In February 2014, an argument erupted at the plant. Engineers told upper-level managers that the company should not promise to regulators and investors that the project would be done before the end of the year, e-mails and recorded calls show.
Weeks later, the company did so anyway.
The next day, the owner of the project’s scheduling firm sent an e-mail saying that he could not in good conscience continue to work on a project that did not “fairly and accurately represent the work that still remains.”
Wingo wrote in a subsequent e-mail to an official at PricewaterhouseCoopers, an auditing firm that was helping to manage the project: “This has really put the entire project at a crossroads.”
The other engineers in his division were in “utter disbelief” that the company had published a false schedule, he added.
On March 10, Wingo called Fanning to ensure the message reached him.

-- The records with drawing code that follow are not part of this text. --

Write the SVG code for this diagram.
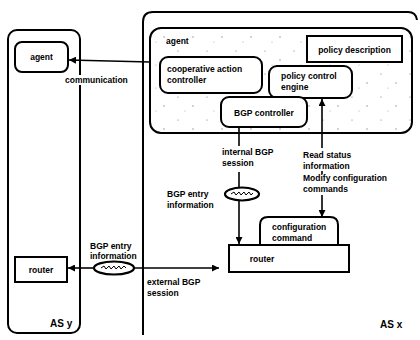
<svg xmlns="http://www.w3.org/2000/svg" width="420" height="340" viewBox="0 0 420 340">
<style>
text{font-family:"Liberation Sans",Arial,sans-serif;font-weight:bold;font-size:8.5px;fill:#000}
.box{fill:#fff;stroke:#000;stroke-width:2}
.frame{fill:none;stroke:#000;stroke-width:2}
.ln{fill:none;stroke:#000;stroke-width:1.6}
.lbl{font-size:10px}
.bg{fill:#fff}
</style>
<defs>
<marker id="ah" viewBox="0 0 8 8" refX="8" refY="4" markerWidth="7" markerHeight="7" markerUnits="userSpaceOnUse" orient="auto">
<path d="M0,0 L8,4 L0,8 z" fill="#000"/>
</marker>
<pattern id="speck" width="29" height="23" patternUnits="userSpaceOnUse">
<rect width="29" height="23" fill="#fff"/>
<circle cx="4" cy="5" r="0.6" fill="#777"/>
<circle cx="19" cy="14" r="0.7" fill="#888"/>
<circle cx="11" cy="19" r="0.5" fill="#999"/>
</pattern>
</defs>

<g id="as-y">
<rect class="frame" x="8" y="30" width="72" height="303" rx="9"/>
<text class="lbl" x="50" y="327">AS y</text>
</g>

<g id="as-x">
<path class="frame" d="M143,335 L143,22 Q143,12 153,12 L408,12 Q416,12 417,20"/>
<text class="lbl" x="380" y="328">AS x</text>
</g>

<g id="agent-y">
<rect class="box" x="15" y="42" width="53" height="30" rx="7"/>
<text x="41.5" y="60" text-anchor="middle">agent</text>
</g>

<g id="router-y">
<rect class="box" x="15" y="257" width="52" height="25"/>
<text x="41" y="272.5" text-anchor="middle">router</text>
</g>

<g id="agent-x">
<rect x="150" y="28" width="262" height="105" rx="11" fill="url(#speck)" stroke="#000" stroke-width="2"/>
<text x="166" y="44">agent</text>
</g>

<g id="policy-description">
<rect class="box" x="307" y="36" width="95" height="26"/>
<text x="354.5" y="52.5" text-anchor="middle">policy description</text>
</g>

<g id="cooperative-action-controller">
<rect class="box" x="160" y="57" width="102" height="36" rx="8"/>
<text x="167" y="72">cooperative action</text>
<text x="167" y="83">controller</text>
</g>

<g id="policy-control-engine">
<rect class="box" x="269" y="66" width="83" height="32" rx="8"/>
<text x="281" y="79">policy control</text>
<text x="281" y="90">engine</text>
</g>

<g id="bgp-controller">
<rect class="box" x="221" y="97" width="86" height="30" rx="8"/>
<text x="264" y="116" text-anchor="middle">BGP controller</text>
</g>

<g id="configuration-command">
<path class="box" d="M260,245 L260,225 Q260,217 268,217 L330,217 Q338,217 338,225 L338,245"/>
<text x="272" y="230">configuration</text>
<text x="272" y="241">command</text>
</g>

<g id="router-x">
<rect class="box" x="229" y="245" width="120" height="27"/>
<text x="262" y="262" text-anchor="middle">router</text>
</g>

<g id="connectors">
<line class="ln" x1="150" y1="62" x2="69" y2="60" marker-end="url(#ah)"/>
<rect class="bg" x="64" y="75" width="66" height="10"/>
<text x="65" y="83">communication</text>

<line class="ln" x1="239" y1="127" x2="239" y2="146"/>
<text x="222" y="155">internal BGP</text>
<text x="222" y="166">session</text>
<line class="ln" x1="239" y1="172" x2="239" y2="188"/>
<line class="ln" x1="239" y1="200" x2="239" y2="244" marker-end="url(#ah)"/>
<text x="167" y="197">BGP entry</text>
<text x="167" y="208">information</text>

<line class="ln" x1="322" y1="148" x2="322" y2="99" marker-end="url(#ah)"/>
<text x="303" y="158">Read status</text>
<text x="303" y="169">information</text>
<line class="ln" x1="322" y1="171" x2="322" y2="174"/>
<text x="303" y="181">Modify configuration</text>
<text x="303" y="192">commands</text>
<line class="ln" x1="322" y1="195" x2="322" y2="217" marker-end="url(#ah)"/>

<line class="ln" x1="93" y1="268" x2="68" y2="268" marker-end="url(#ah)"/>
<line class="ln" x1="135" y1="268" x2="219" y2="268" marker-end="url(#ah)"/>
<text x="90" y="249">BGP entry</text>
<text x="90" y="259">information</text>
<text x="147" y="285">external BGP</text>
<text x="147" y="296">session</text>
</g>

<g id="token-internal">
<ellipse cx="242" cy="194" rx="17" ry="6.5" fill="#fff" stroke="#000" stroke-width="2.2"/>
<path d="M231,194 l3,-2 l2,3 l3,-3 l2,3 l3,-3 l2,3 l3,-3 l2,3 l2,-2" fill="none" stroke="#000" stroke-width="1"/>
</g>
<g id="token-external">
<ellipse cx="114" cy="268" rx="20" ry="6.5" fill="#fff" stroke="#000" stroke-width="2.2"/>
<path d="M101,268 l3,-2 l2,3 l3,-3 l2,3 l3,-3 l2,3 l3,-3 l2,3 l3,-3 l2,2" fill="none" stroke="#000" stroke-width="1"/>
</g>
</svg>
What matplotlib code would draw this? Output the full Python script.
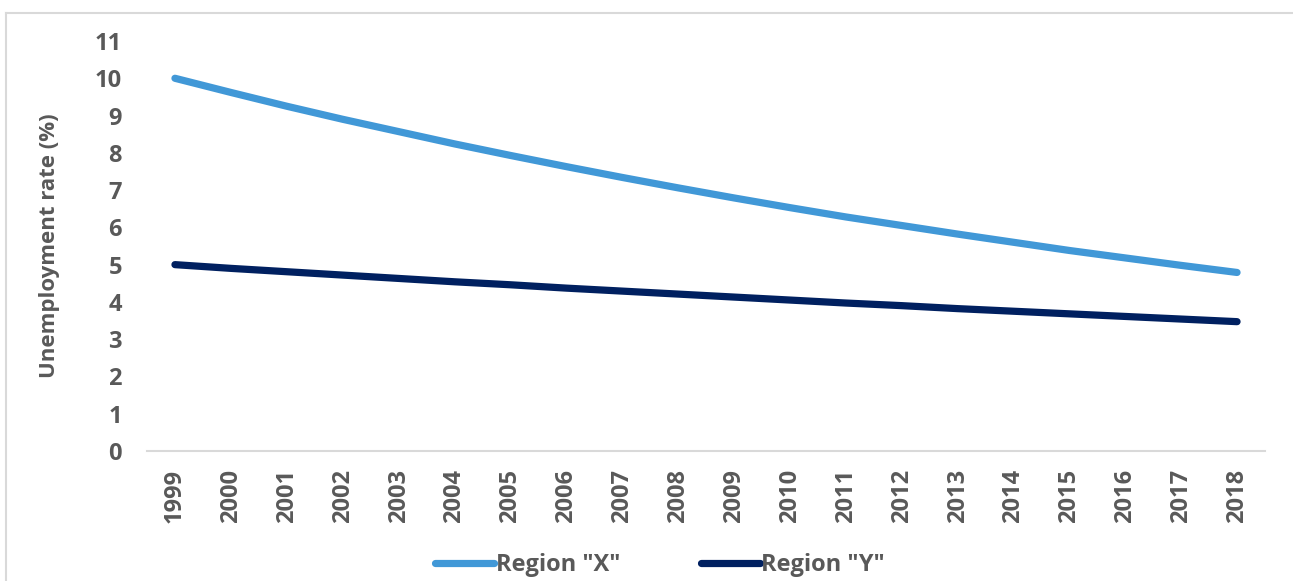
import matplotlib
matplotlib.use("Agg")
import matplotlib.pyplot as plt
from matplotlib.lines import Line2D

years = [str(y) for y in range(1999, 2019)]
region_x = [10.00, 9.62, 9.25, 8.90, 8.57, 8.24, 7.93, 7.63, 7.34, 7.06,
            6.79, 6.53, 6.28, 6.05, 5.82, 5.60, 5.38, 5.18, 4.98, 4.79]
region_y = [5.00, 4.90, 4.81, 4.72, 4.63, 4.54, 4.46, 4.37, 4.29, 4.21,
            4.13, 4.05, 3.97, 3.90, 3.82, 3.75, 3.68, 3.61, 3.54, 3.47]
y_ticks = list(range(0, 12))
series_names = ['Region "X"', 'Region "Y"']

plt.rcParams['font.family'] = ['Open Sans', 'DejaVu Sans']
W, H = 1293, 581
fig = plt.figure(figsize=(W / 100, H / 100), dpi=100)
ax = fig.add_axes([147 / W, 1 - 451 / H, (1265 - 147) / W, (451 - 41) / H])

c_light = '#4198D7'
c_dark = '#002060'
grey = '#595959'
fs = 17

xs = list(range(len(years)))
ax.plot(xs, region_x, color=c_light, lw=5.2, solid_capstyle='round', label=series_names[0])
ax.plot(xs, region_y, color=c_dark, lw=5.2, solid_capstyle='round', label=series_names[1])

ax.set_xlim(-0.5, len(years) - 0.5)
ax.set_ylim(0, 11)
ax.set_yticks(y_ticks)
ax.set_yticklabels([str(t) for t in y_ticks], fontsize=fs, fontweight='bold', color=grey)
ax.set_xticks(xs)
ax.set_xticklabels(years, rotation=90, fontsize=fs, fontweight='bold', color=grey)
ax.tick_params(axis='both', length=0)
ax.tick_params(axis='y', pad=18)
ax.tick_params(axis='x', pad=13)
for s in ['top', 'right', 'left']:
    ax.spines[s].set_visible(False)
ax.spines['bottom'].set_color('#D9D9D9')
ax.spines['bottom'].set_linewidth(1.5)

ax.set_ylabel('Unemployment rate (%)', fontsize=16, fontweight='bold', color=grey)
ax.yaxis.set_label_coords(-87 / (1265 - 147), 0.5)

leg = fig.legend(loc='center', bbox_to_anchor=(660 / W, 1 - 565 / H), ncol=2, frameon=False,
                 handlelength=2.5, handletextpad=0.08, columnspacing=3.4,
                 prop={'size': fs, 'weight': 'bold'})
for t in leg.get_texts():
    t.set_color(grey)

# chart-area border (top and left visible)
fig.add_artist(Line2D([5.5 / W, 1.0], [1 - 12.5 / H, 1 - 12.5 / H], color='#D9D9D9', lw=1.5,
                      transform=fig.transFigure))
fig.add_artist(Line2D([5.5 / W, 5.5 / W], [0, 1 - 12.5 / H], color='#D9D9D9', lw=1.5,
                      transform=fig.transFigure))

fig.savefig('out.png', dpi=100, facecolor='white')
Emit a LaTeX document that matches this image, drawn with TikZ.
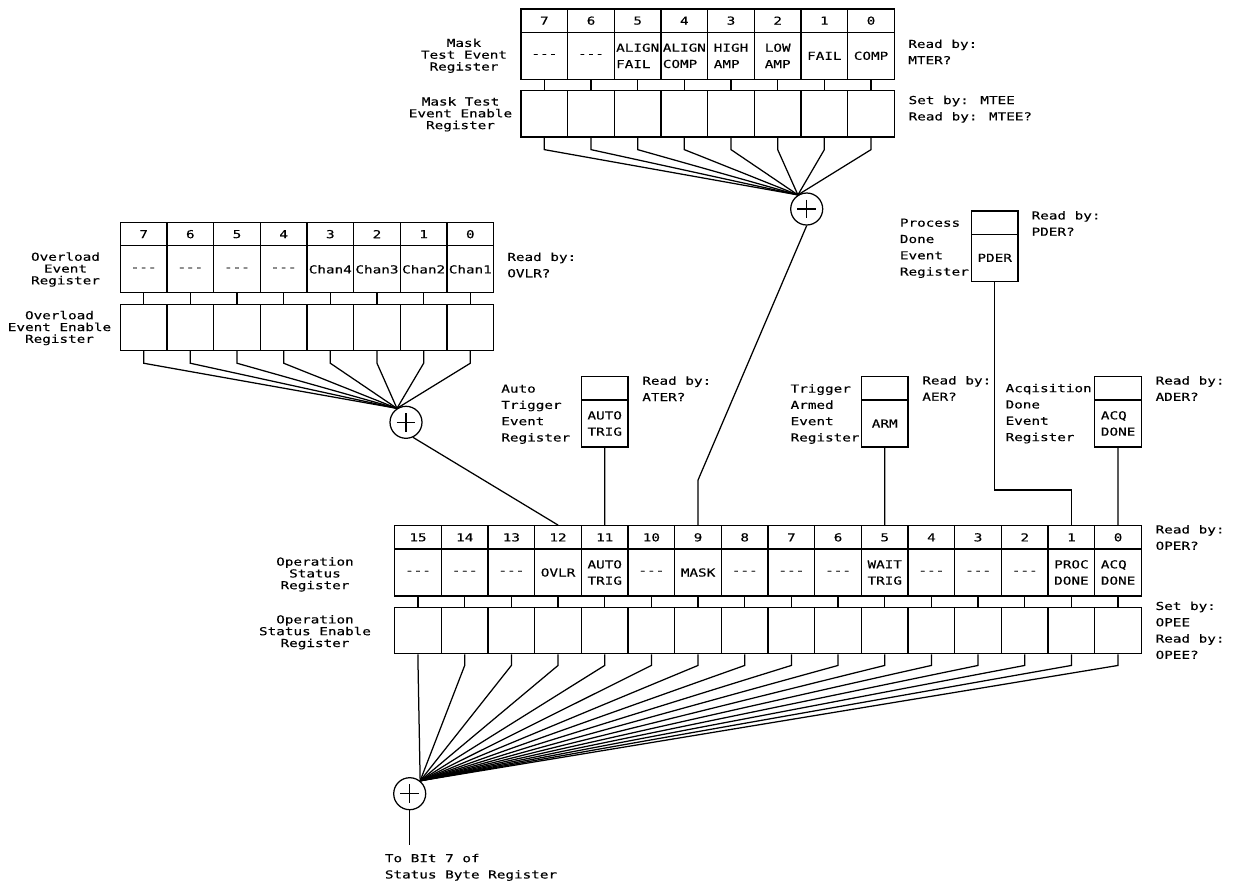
\documentclass[tikz,border=0pt]{standalone}
\usepackage{fontspec}
\usepackage{tikz}
\newfontfamily\plotfont[FakeStretch=1.3, FakeBold=0.3]{DejaVu Sans Mono}
\def\nobit{\mbox{-}\mbox{-}\mbox{-}}
\def\cw{46.67}

\begin{document}
\begin{tikzpicture}[x=1pt, y=-1pt, line width=1.25pt,
	font=\fontsize{11}{16.3}\selectfont\plotfont,
	bitnum/.style={draw, minimum width=\cw pt, minimum height=23.3pt, inner sep=0pt},
	bitbox/.style={draw, minimum width=\cw pt, minimum height=47pt, inner sep=0pt, align=left},
	enbox/.style={draw, minimum width=\cw pt, minimum height=46.3pt, inner sep=0pt},
	sum/.style={draw, circle, minimum size=32pt, inner sep=0pt,
		path picture={\draw (path picture bounding box.center) +(-9.3,0) -- +(9.3,0) +(0,-9.3) -- +(0,9.3);}},
	lbl/.style={anchor=west, inner sep=0pt, align=left},
	reglbl/.style={inner sep=0pt, align=center, font=\fontsize{11}{11.8}\selectfont\plotfont}]
	\useasboundingbox (0,0) rectangle (1233,884);
	% mask test event register
	\node[sum] (msum) at (806.7,209) {};
	\foreach \b/\t [count=\i from 0] in {7/\nobit, 6/\nobit, 5/{ALIGN\\FAIL}, 4/{ALIGN\\COMP}, 3/{HIGH\\AMP}, 2/{LOW\\AMP}, 1/FAIL, 0/COMP} {
		\node[bitnum] (mn\b) at (521+\i*\cw+\cw/2, 20.65) {\b};
		\node[bitbox] (mb\b) at (521+\i*\cw+\cw/2, 55.8) {\t};
		\node[enbox] (me\b) at (521+\i*\cw+\cw/2, 113.95) {};
		\draw (mb\b.south) -- (me\b.north);
		\draw (me\b.south) -- ++(0,11.9) -- (msum.122);
	}
	\node[reglbl] (mterl) at (464,55.7) {Mask\\Test Event\\Register};
	\node[reglbl] (mteel) at (460.5,114.3) {Mask Test\\Event Enable\\Register};
	\node[lbl] (mterr) at (907.7,51.9) {Read by:\\MTER?};
	\node[lbl] (mteer) at (908,109.2) {Set by: MTEE\\Read by: MTEE?};
	% overload event register
	\node[sum] (vsum) at (406,422.3) {};
	\foreach \b/\t [count=\i from 0] in {7/\nobit, 6/\nobit, 5/\nobit, 4/\nobit, 3/Chan4, 2/Chan3, 1/Chan2, 0/Chan1} {
		\node[bitnum] (vn\b) at (120.3+\i*\cw+\cw/2, 234.15) {\b};
		\node[bitbox] (vb\b) at (120.3+\i*\cw+\cw/2, 269.3) {\t};
		\node[enbox] (ve\b) at (120.3+\i*\cw+\cw/2, 327.45) {};
		\draw (vb\b.south) -- (ve\b.north);
		\draw (ve\b.south) -- ++(0,12) -- (vsum.123);
	}
	\node[reglbl] (ovlrl) at (65.5,269.5) {Overload\\Event\\Register};
	\node[reglbl] (ovlel) at (59.5,328) {Overload\\Event Enable\\Register};
	\node[lbl] (ovlrr) at (506.7,265) {Read by:\\OVLR?};
	% operation status register
	\node[sum] (ssum) at (409.7,793.7) {};
	\foreach \b/\t [count=\i from 0] in {15/\nobit, 14/\nobit, 13/\nobit, 12/OVLR, 11/{AUTO\\TRIG}, 10/\nobit, 9/MASK, 8/\nobit, 7/\nobit, 6/\nobit, 5/{WAIT\\TRIG}, 4/\nobit, 3/\nobit, 2/\nobit, 1/{PROC\\DONE}, 0/{ACQ\\DONE}} {
		\node[bitnum] (sn\b) at (394.7+\i*\cw+\cw/2, 537.35) {\b};
		\node[bitbox] (sb\b) at (394.7+\i*\cw+\cw/2, 572.5) {\t};
		\node[enbox] (se\b) at (394.7+\i*\cw+\cw/2, 630.65) {};
		\draw (sb\b.south) -- (se\b.north);
		\draw (se\b.south) -- ++(0,11) -- (ssum.51);
	}
	\node[reglbl] (operl) at (315,574.4) {Operation\\Status\\Register};
	\node[reglbl] (opeel) at (315,632.2) {Operation\\Status Enable\\Register};
	\node[lbl] (operr) at (1155,537.5) {Read by:\\OPER?};
	\node[lbl] (opeer) at (1155,630.3) {Set by:\\OPEE\\Read by:\\OPEE?};
	\coordinate (sbit7) at (409.7,845);
	\draw (ssum.south) -- (sbit7);
	\node[lbl] (sbitl) at (384.3,867.3) {To BIt 7 of\\Status Byte Register};
	% one bit registers
	\node[bitnum] (atn) at (604.7,388.35) {};
	\node[bitbox] (atb) at (604.7,423.5) {AUTO\\TRIG};
	\node[bitnum] (arn) at (884.7,388.35) {};
	\node[bitbox] (arb) at (884.7,423.5) {ARM};
	\node[bitnum] (acn) at (1118.1,388.35) {};
	\node[bitbox] (acb) at (1118.1,423.5) {ACQ\\DONE};
	\node[bitnum] (pdn) at (994.7,222.65) {};
	\node[bitbox] (pdb) at (994.7,257.8) {PDER};
	\node[lbl] (atl) at (500.7,414.2) {Auto\\Trigger\\Event\\Register};
	\node[lbl] (atr) at (641.7,388.7) {Read by:\\ATER?};
	\node[lbl] (arl) at (790,414) {Trigger\\Armed\\Event\\Register};
	\node[lbl] (arr) at (921.7,388.4) {Read by:\\AER?};
	\node[lbl] (acl) at (1005,413.6) {Acqisition\\Done\\Event\\Register};
	\node[lbl] (acr) at (1155,388.5) {Read by:\\ADER?};
	\node[lbl] (pdl) at (899.3,248.3) {Process\\Done\\Event\\Register};
	\node[lbl] (pdr) at (1031,223.4) {Read by:\\PDER?};
	% connections into the operation status register
	\coordinate (mbend) at (698.06,480);
	\draw (sn9.north) -- (mbend) -- (msum.south);
	\draw (vsum.-65) -- (sn12.north);
	\draw (atb.south) -- (sn11.north);
	\draw (arb.south) -- (sn5.north);
	\draw (acb.south) -- (sn0.north);
	\draw (pdb.south) -- ++(0,208) -| (sn1.north);
\end{tikzpicture}
\end{document}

“I’m glad you brought this to me,” Wingo said Fanning told him. “I plan to get to the bottom of this.”
Instead, Southern and Mississippi Power focused in subsequent months at least as much on damage control as they did on rooting out wrongdoing.
In meetings, Wingo and other engineers said that they were told by plant managers that they needed to present an optimistic timetable for the project or the utility risked the “financial Armageddon” of lost tax subsidies, spooked investors, possible bankruptcy and criticism from the news media, regulators and lawmakers.
Wingo, who began speaking to reporters, refused an offer of about US$975,000 from the company to keep quiet, according to interviews and court records.
Southern was then granted a restraining order, later dropped, forbidding him from speaking publicly about the plant, court records show.
What troubled the engineers most was the poor quality of work: leaking gaskets, cracked ductwork and pipes missing inspection records, valves and supports.
Ryan Brown, a plant engineer, said during a telephone call that he was having to “go back and do some sort of repair or rebuild” for every piece of work handed to him by the plant’s construction teams, which were under intense deadline pressure.
Southern sued Wingo in February last year, alleging that he had agreed to a settlement, but failed to comply with its terms, which included keeping quiet about the plant.
Wingo said that he never signed or agreed to any settlement.
In March, the company dropped its case against Wingo.
In February last year, the state Supreme Court ruled that Mississippi Power had to repay ratepayers about US$377 million for increasing rates by 15 percent in 2013 and 3 percent in 2014 without proper approvals.
Utility officials responded that the requirement would bankrupt it, and several months later persuaded regulators to approve a new increase, 15 percent.
Supporters of carbon capture say that Kemper’s problems are not representative of the entire industry, and that one part of the plant — the gasifier that converts cheap coal into synthetic gas — is primarily causing the delays.
However, critics say that the principal challenge of carbon capture is cost, and that the gasifier’s ability to use cheap coal has always been advertised as key to making the project affordable.
In April, Southern informed the SEC for at least the eighth consecutive month of a new delay and cost overrun.
Mississippi Power has said that every month of delay adds more than US$20 million to the overall cost.